Attaching package: ‘scales’

The following objects are masked from ‘package:readr’:

    col_factor, col_numeric

Load and Process Data

Data prequeried from BigQuery for conveience.


In [2]:
df_subreddits <- read_csv("subreddit-data.csv")
df_means <- read_csv("subreddit-words-mean.csv")
df_medians <- read_csv("subreddit-words-median.csv")

Prepare Top 15 subreddits for Top 15 subreddit image.


In [3]:
invalid_subreddits <- c("reddit.com", "Fireteams", "POLITIC")

n <- 15

subreddits <- df_subreddits$subreddit[1:(n+length(invalid_subreddits))]
subreddits <- subreddits[-(which(subreddits %in% invalid_subreddits))]
                                         
print(subreddits)


 [1] "AskReddit"       "funny"           "pics"            "AdviceAnimals"  
 [5] "gaming"          "videos"          "leagueoflegends" "trees"          
 [9] "politics"        "aww"             "WTF"             "worldnews"      
[13] "Music"           "news"            "technology"     

Filter subreddits into a subset with the 15 subreddits and only 10 out of the 20 words.


In [4]:
df_subset <- df_means %>% filter(subreddit %in% subreddits, score_rank <= 10)
df_subset$subreddit <- factor(df_subset$subreddit, levels=subreddits)
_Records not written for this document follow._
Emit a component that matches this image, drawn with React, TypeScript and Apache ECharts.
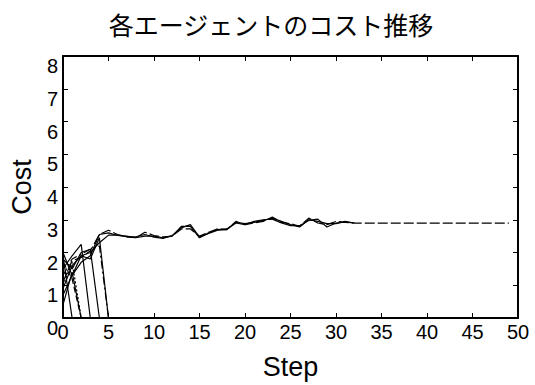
import React, { useEffect, useRef } from "react";
import * as echarts from "echarts";

const TITLE = "各エージェントのコスト推移";
const X_NAME = "Step";
const Y_NAME = "Cost";

// agents that converge (index = step)
const agentA = [0.9, 1.6, 1.9, 2.0, 2.3, 2.53, 2.53, 2.5, 2.45, 2.5, 2.5, 2.45, 2.5, 2.8, 2.8, 2.45, 2.6, 2.7, 2.72, 2.92, 2.88, 2.92, 2.98, 3.05, 2.95, 2.85, 2.78, 3.0, 2.95, 2.88, 2.88, 2.95, 2.9];
const agentBHead = [1.1, 1.75, 1.85, 2.05, 2.55, 2.68, 2.55, 2.48, 2.45, 2.62, 2.52, 2.48, 2.5, 2.72, 2.72, 2.5, 2.62, 2.72, 2.7, 2.95, 2.85, 2.9, 2.95, 3.08, 2.92, 2.88, 2.8, 3.05, 2.9, 2.85, 2.95, 2.92, 2.9];
const agentBTail = [2.9, 2.9, 2.9, 2.9, 2.9, 2.9, 2.9, 2.9, 2.9, 2.9, 2.9, 2.9, 2.9, 2.9, 2.9, 2.9, 2.9];
const agentC = [0.7, 1.3, 1.7, 1.9, 2.55, 2.6, 2.52, 2.48, 2.48, 2.55, 2.47, 2.43, 2.52, 2.75, 2.85, 2.47, 2.58, 2.68, 2.7, 2.9, 2.85, 2.95, 3.0, 3.02, 2.9, 2.82, 2.82, 2.98, 3.02, 2.78, 2.9, 2.93, 2.9];

// agents that drop out early
const agentD = [1.9, 0];
const agentE = [1.7, 1.2, 0];
const agentF = [1.5, 1.9, 2.25, 0];
const agentG = [1.3, 1.8, 1.95, 2.1, 2.2, 0];
const agentH = [1.8, 1.5, 2.0, 2.1, 0];
const agentI = [1.0, 1.7, 0];
const agentJ = [2.0, 1.3, 1.9, 1.8, 2.45, 0];
const agentK = [0.4, 1.4, 0];

const X_MIN = 0, X_MAX = 50, X_INT = 5;
const Y_MIN = 0, Y_MAX = 8, Y_INT = 1;

const toPairs = (arr: number[]) => arr.map((v, i) => [i, v]);

export default function App() {
  const ref = useRef<HTMLDivElement>(null);
  useEffect(() => {
    document.body.style.margin = "0";
    if (!ref.current) return;
    const chart = echarts.init(ref.current, null, { renderer: "svg" });
    const font = "'Liberation Sans', Arial, sans-serif";
    const agentB = agentBHead.concat(agentBTail);
    const lines: { d: number[]; t: any }[] = [
      { d: agentA, t: "solid" },
      { d: agentB, t: [10, 3] },
      { d: agentC, t: "solid" },
      { d: agentD, t: "solid" },
      { d: agentE, t: [6, 3] },
      { d: agentF, t: "solid" },
      { d: agentG, t: [8, 3, 2, 3] },
      { d: agentH, t: "solid" },
      { d: agentI, t: [2, 2] },
      { d: agentJ, t: "solid" },
      { d: agentK, t: "solid" },
    ];
    const axisLine = { show: true, onZero: false, lineStyle: { color: "#000", width: 2 } };
    const tick = { show: true, inside: true, length: 5, lineStyle: { color: "#000", width: 1 } };
    chart.setOption({
      animation: false,
      backgroundColor: "#fff",
      title: {
        text: TITLE,
        left: 266,
        top: 6,
        textAlign: "center",
        textStyle: { fontFamily: "'Noto Sans CJK JP', sans-serif", fontSize: 25, fontWeight: "normal", color: "#000" },
      },
      grid: { left: 62, right: 17, top: 56, bottom: 62, containLabel: false },
      xAxis: [
        {
          type: "value", min: X_MIN, max: X_MAX, interval: X_INT, position: "bottom",
          name: X_NAME, nameLocation: "middle", nameGap: 35,
          nameTextStyle: { fontFamily: font, fontSize: 27, color: "#000" },
          axisLine, axisTick: tick, splitLine: { show: false },
          axisLabel: { fontFamily: font, fontSize: 20, color: "#000", margin: 4 },
        },
        {
          type: "value", min: X_MIN, max: X_MAX, interval: X_INT, position: "top",
          axisLine, axisTick: tick, splitLine: { show: false }, axisLabel: { show: false },
        },
      ],
      yAxis: [
        {
          type: "value", min: Y_MIN, max: Y_MAX, interval: Y_INT, position: "left",
          name: Y_NAME, nameLocation: "middle", nameGap: 28,
          nameTextStyle: { fontFamily: font, fontSize: 27, color: "#000" },
          axisLine, axisTick: tick, splitLine: { show: false },
          axisLabel: { fontFamily: font, fontSize: 20, color: "#000", margin: 5, verticalAlign: "top" },
        },
        {
          type: "value", min: Y_MIN, max: Y_MAX, interval: Y_INT, position: "right",
          axisLine, axisTick: tick, splitLine: { show: false }, axisLabel: { show: false },
        },
      ],
      series: lines.map((l) => ({
        type: "line",
        data: toPairs(l.d),
        xAxisIndex: 0,
        yAxisIndex: 0,
        symbol: "none",
        lineStyle: { color: "#000", width: 1.2, type: l.t },
        silent: true,
      })),
    });
    return () => chart.dispose();
  }, []);
  return <div ref={ref} style={{ width: 535, height: 385 }} />;
}
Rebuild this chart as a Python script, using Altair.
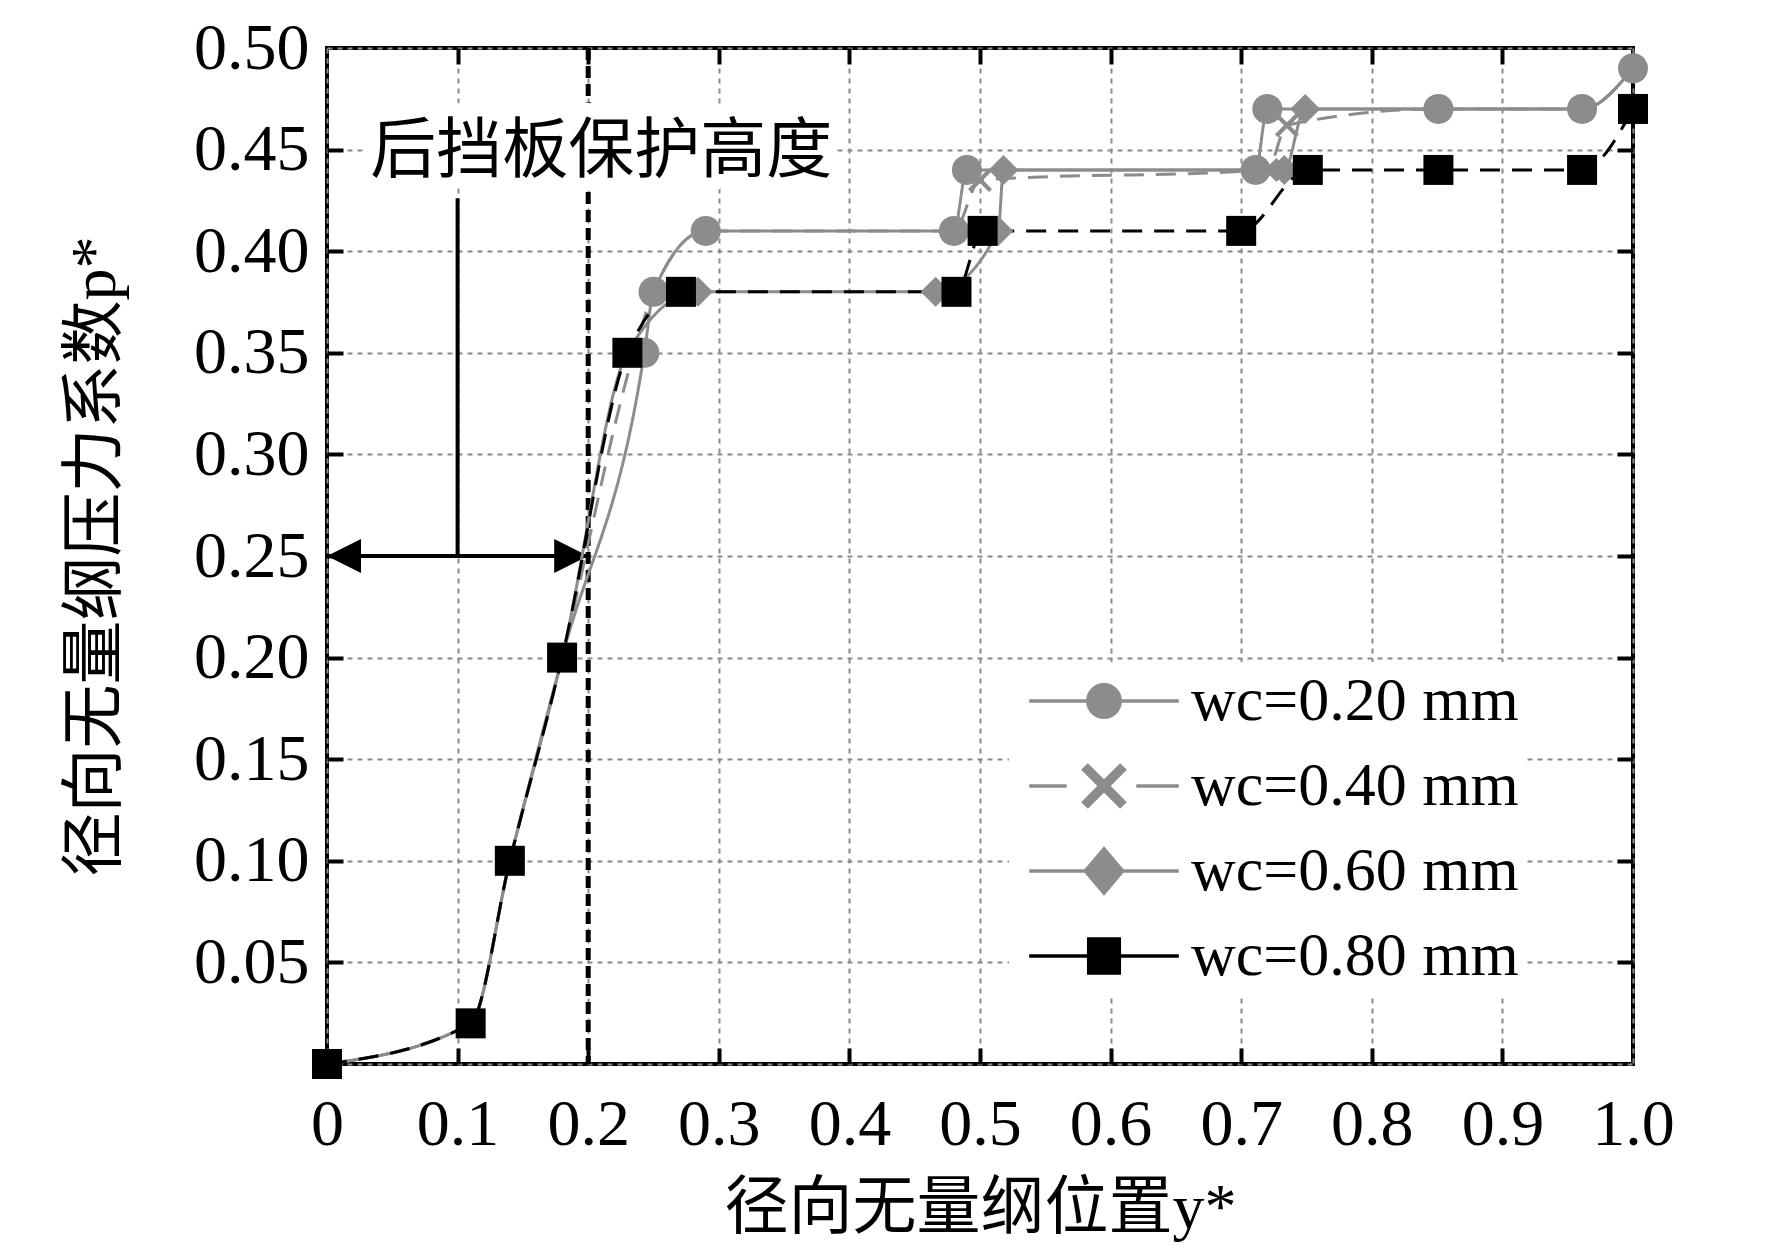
import altair as alt
import pandas as pd

# ---------------- data ----------------
SERIES = ["wc=0.20 mm", "wc=0.40 mm", "wc=0.60 mm", "wc=0.80 mm"]
SERIES_COLORS = ["#8c8c8c", "#8c8c8c", "#8c8c8c", "#000000"]

X_020 = [0.0, 0.11, 0.14, 0.18, 0.243, 0.25, 0.29, 0.48, 0.49, 0.711, 0.72, 0.851, 0.961, 1.0]
P_020 = [0.0, 0.02, 0.10, 0.20, 0.35, 0.38, 0.41, 0.41, 0.44, 0.44, 0.47, 0.47, 0.47, 0.49]
X_040 = [0.0, 0.11, 0.14, 0.18, 0.235, 0.25, 0.29, 0.48, 0.50, 0.72, 0.735, 0.851, 0.961, 1.0]
P_040 = [0.0, 0.02, 0.10, 0.20, 0.35, 0.38, 0.41, 0.41, 0.435, 0.44, 0.462, 0.47, 0.47, 0.49]
X_060 = [0.0, 0.11, 0.14, 0.18, 0.23, 0.284, 0.466, 0.514, 0.518, 0.733, 0.749, 0.851, 0.961, 1.0]
P_060 = [0.0, 0.02, 0.10, 0.20, 0.35, 0.38, 0.38, 0.41, 0.44, 0.44, 0.47, 0.47, 0.47, 0.49]
X_080 = [0.0, 0.11, 0.14, 0.18, 0.23, 0.271, 0.482, 0.502, 0.70, 0.751, 0.851, 0.961, 1.0]
P_080 = [0.0, 0.02, 0.10, 0.20, 0.35, 0.38, 0.38, 0.41, 0.41, 0.44, 0.44, 0.44, 0.47]

X_TICKS = [0.0, 0.1, 0.2, 0.3, 0.4, 0.5, 0.6, 0.7, 0.8, 0.9, 1.0]
Y_TICKS = [0.0, 0.05, 0.10, 0.15, 0.20, 0.25, 0.30, 0.35, 0.40, 0.45, 0.50]

X_TITLE = "径向无量纲位置y*"
Y_TITLE = "径向无量纲压力系数p*"

ANNOT_TEXT = ["后挡板保护高度"]
ANNOT_X = [0.21]
ANNOT_Y = [0.449]
GUARD_X = [0.2]            # baffle protection height
MARK_X = [0.1]             # vertical leader line
MARK_Y0 = [0.25]
MARK_Y1 = [0.426]
ARROW_X0 = [0.0]
ARROW_X1 = [0.2]
ARROW_Y = [0.25]

# ---------------- tables ----------------
series_data = {
    SERIES[0]: (X_020, P_020),
    SERIES[1]: (X_040, P_040),
    SERIES[2]: (X_060, P_060),
    SERIES[3]: (X_080, P_080),
}
rows = []
for s in SERIES:
    xs, ps = series_data[s]
    for xv, pv in zip(xs, ps):
        rows.append({"series": s, "y": xv, "p": pv})
lines_df = pd.DataFrame(rows)

draw_order = [SERIES[1], SERIES[2], SERIES[0], SERIES[3]]
prow = []
for s in draw_order:
    xs, ps = series_data[s]
    for xv, pv in zip(xs, ps):
        prow.append({"series": s, "y": xv, "p": pv})
points_df = pd.DataFrame(prow)

SERIF = "'Liberation Serif', 'Noto Sans CJK SC'"
W, H = 1306, 1016

xs_ = alt.Scale(domain=[0, 1], nice=False, zero=False)
ys_ = alt.Scale(domain=[0, 0.5], nice=False, zero=False)
color_scale = alt.Scale(domain=SERIES, range=SERIES_COLORS)

GRID = dict(grid=True, gridColor="#8a8a8a", gridDash=[5, 5], gridWidth=2)

x_main = alt.Axis(orient="bottom", values=X_TICKS, ticks=False, tickSize=0, domain=False,
                  labelExpr="datum.value === 0 ? '0' : format(datum.value, '.1f')",
                  labelFont=SERIF, labelFontSize=66, labelColor="black", labelPadding=28,
                  labelFlush=False, labelOverlap=False, labelBound=False,
                  title=X_TITLE, titleFont=SERIF, titleFontSize=64, titleFontWeight="normal",
                  titleColor="black", titleY=144, titleBaseline="middle", **GRID)
y_main = alt.Axis(orient="left", values=Y_TICKS, ticks=False, tickSize=0, domain=False,
                  labelExpr="datum.value === 0 ? '' : format(datum.value, '.2f')",
                  labelFont=SERIF, labelFontSize=66, labelColor="black", labelPadding=18,
                  labelOverlap=False, labelBound=False,
                  title=Y_TITLE, titleFont=SERIF, titleFontSize=64, titleFontWeight="normal",
                  titleColor="black", titleX=-232, titleBaseline="middle", titleAngle=270,
                  **GRID)

def inward(orient, vals):
    return alt.Axis(orient=orient, values=vals, offset=-16, tickSize=16, tickWidth=4,
                    tickColor="black", labels=False, domain=False, grid=False, title=None)

x_in_bottom = inward("bottom", X_TICKS[1:-1])
x_in_top = inward("top", X_TICKS[1:-1])
y_in_left = inward("left", Y_TICKS[1:-1])
y_in_right = inward("right", Y_TICKS[1:-1])

# guard line at baffle height
guard = alt.Chart(pd.DataFrame({"gx": GUARD_X})).mark_rule(
    color="black", strokeWidth=5, strokeDash=[12, 6]
).encode(x=alt.X("gx:Q", scale=xs_, axis=None))

annot_df = pd.DataFrame({"t": ANNOT_TEXT, "ax": ANNOT_X, "ay": ANNOT_Y})
halo = alt.Chart(annot_df).mark_text(
    font=SERIF, fontSize=66, fill="white", stroke="white", strokeWidth=28,
    strokeJoin="round", baseline="middle", align="center"
).encode(x=alt.X("ax:Q", scale=xs_, axis=None), y=alt.Y("ay:Q", scale=ys_, axis=None), text="t:N")
annot = alt.Chart(annot_df).mark_text(
    font=SERIF, fontSize=66, color="black", baseline="middle", align="center"
).encode(x=alt.X("ax:Q", scale=xs_, axis=None), y=alt.Y("ay:Q", scale=ys_, axis=None), text="t:N")

leader = alt.Chart(pd.DataFrame({"mx": MARK_X, "y0": MARK_Y0, "y1": MARK_Y1})).mark_rule(
    color="black", strokeWidth=4
).encode(x=alt.X("mx:Q", scale=xs_, axis=x_in_top),
         y=alt.Y("y0:Q", scale=ys_, axis=y_in_right), y2="y1:Q")

arrow_df = pd.DataFrame({"x0": ARROW_X0, "x1": ARROW_X1, "ay": ARROW_Y})
arrow = alt.Chart(arrow_df).mark_rule(color="black", strokeWidth=4).encode(
    x=alt.X("x0:Q", scale=xs_, axis=None), x2="x1:Q", y=alt.Y("ay:Q", scale=ys_, axis=None))
head_l = alt.Chart(arrow_df).mark_point(
    shape="M0,0L2,-1L2,1Z", filled=True, color="black", opacity=1, size=1156
).encode(x=alt.X("x0:Q", scale=xs_, axis=None), y=alt.Y("ay:Q", scale=ys_, axis=None))
head_r = alt.Chart(arrow_df).mark_point(
    shape="M0,0L-2,-1L-2,1Z", filled=True, color="black", opacity=1, size=1156
).encode(x=alt.X("x1:Q", scale=xs_, axis=None), y=alt.Y("ay:Q", scale=ys_, axis=None))

lines = alt.Chart(lines_df).mark_line(interpolate="monotone", strokeWidth=3).encode(
    x=alt.X("y:Q", scale=xs_, axis=x_main),
    y=alt.Y("p:Q", scale=ys_, axis=y_main),
    color=alt.Color("series:N", scale=color_scale, legend=None),
    strokeDash=alt.StrokeDash("series:N", scale=alt.Scale(domain=SERIES,
                              range=[[1, 0], [20, 12], [1, 0], [20, 12]]), legend=None),
    detail="series:N",
)

X_PATH = ("M-0.8,-0.6L-0.6,-0.8L0,-0.2L0.6,-0.8L0.8,-0.6L0.2,0L0.8,0.6L0.6,0.8L0,0.2"
          "L-0.6,0.8L-0.8,0.6L-0.2,0Z")
points = alt.Chart(points_df).transform_filter(
    f"datum.series === '{SERIES[3]}' || datum.y > 0.2"
).mark_point(filled=True, opacity=1, size=900).encode(
    x=alt.X("y:Q", scale=xs_, axis=x_in_bottom),
    y=alt.Y("p:Q", scale=ys_, axis=y_in_left),
    color=alt.Color("series:N", scale=color_scale, legend=None),
    shape=alt.Shape("series:N", scale=alt.Scale(domain=SERIES,
                    range=["circle", X_PATH, "diamond", "square"]), legend=None),
    order=alt.Order("ord:Q"),
).transform_window(ord="row_number()")

LEG_SHAPES = [
    "M-4.4,0H4.4M-0.95,0A0.95,0.95,0,1,0,0.95,0A0.95,0.95,0,1,0,-0.95,0Z",
    "M-4.4,0H-2.2M1.9,0H4.4M-1.2,-0.95L-0.95,-1.2L0,-0.25L0.95,-1.2L1.2,-0.95L0.25,0"
    "L1.2,0.95L0.95,1.2L0,0.25L-0.95,1.2L-1.2,0.95L-0.25,0Z",
    "M-4.4,0H4.4M0,-1.3L1.1,0L0,1.3L-1.1,0Z",
    "M-4.4,0H4.4M-0.9,-1H0.9V1H-0.9Z",
]
leg = alt.Legend(orient="none", legendX=682, legendY=614, title=None, fillColor="white",
                 padding=8, symbolSize=1156, symbolStrokeWidth=3.5, symbolOffset=56,
                 labelOffset=56, rowPadding=23, labelFont=SERIF, labelFontSize=62,
                 labelColor="black", labelLimit=600)
legend_layer = alt.Chart(points_df).transform_filter("false").mark_point(
    filled=True, opacity=1, strokeWidth=3.5
).encode(
    fill=alt.Fill("series:N", scale=alt.Scale(domain=SERIES, range=SERIES_COLORS), legend=leg),
    stroke=alt.Stroke("series:N", scale=alt.Scale(domain=SERIES, range=SERIES_COLORS), legend=leg),
    shape=alt.Shape("series:N", scale=alt.Scale(domain=SERIES, range=LEG_SHAPES), legend=leg),
)

chart = alt.layer(
    guard, halo, annot, leader, arrow, head_l, head_r, lines, points, legend_layer
).resolve_scale(
    shape="independent", fill="independent", stroke="independent"
).resolve_axis(
    x="independent", y="independent"
).properties(
    width=W, height=H,
    autosize=alt.AutoSizeParams(type="none"),
    padding={"left": 319, "top": 40, "right": 131, "bottom": 187},
    background="white",
).configure_view(stroke="black", strokeWidth=4)

chart.save("out.html", embed_options={"renderer": "svg", "actions": False})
subreddit_test <- "AskReddit"
df_subset %>% filter(subreddit==subreddit_test)
sprintf("nrows (expected: 15*10): %s", nrow(df_subset))


Out[4]:
subredditwordnum_wordsavg_scorelower_95medianupper_95score_rank
1AskRedditupdate333741.783015301
2AskRedditflags100640.097012112
3AskRedditunexplained120439.81011643
4AskRedditunsolved104238.507021594
5AskRedditcreepiest982336.917021635
6AskReddithiv105635.39011226
7AskRedditoverlooked125634.10602927
8AskRedditguest154230.83201648
9AskRedditmisconception271330.721022069
10AskRedditdarkest254730.7170114610
Out[4]:
'nrows (expected: 15*10): 150'

Preparing the plot

Unfortunately, ggplot2 does not allow free scales for faceting on bar charts, which makes it impossible to use ggplot2 alone. The alternate solution is to plot rhe 15 charts seperately and stich them together.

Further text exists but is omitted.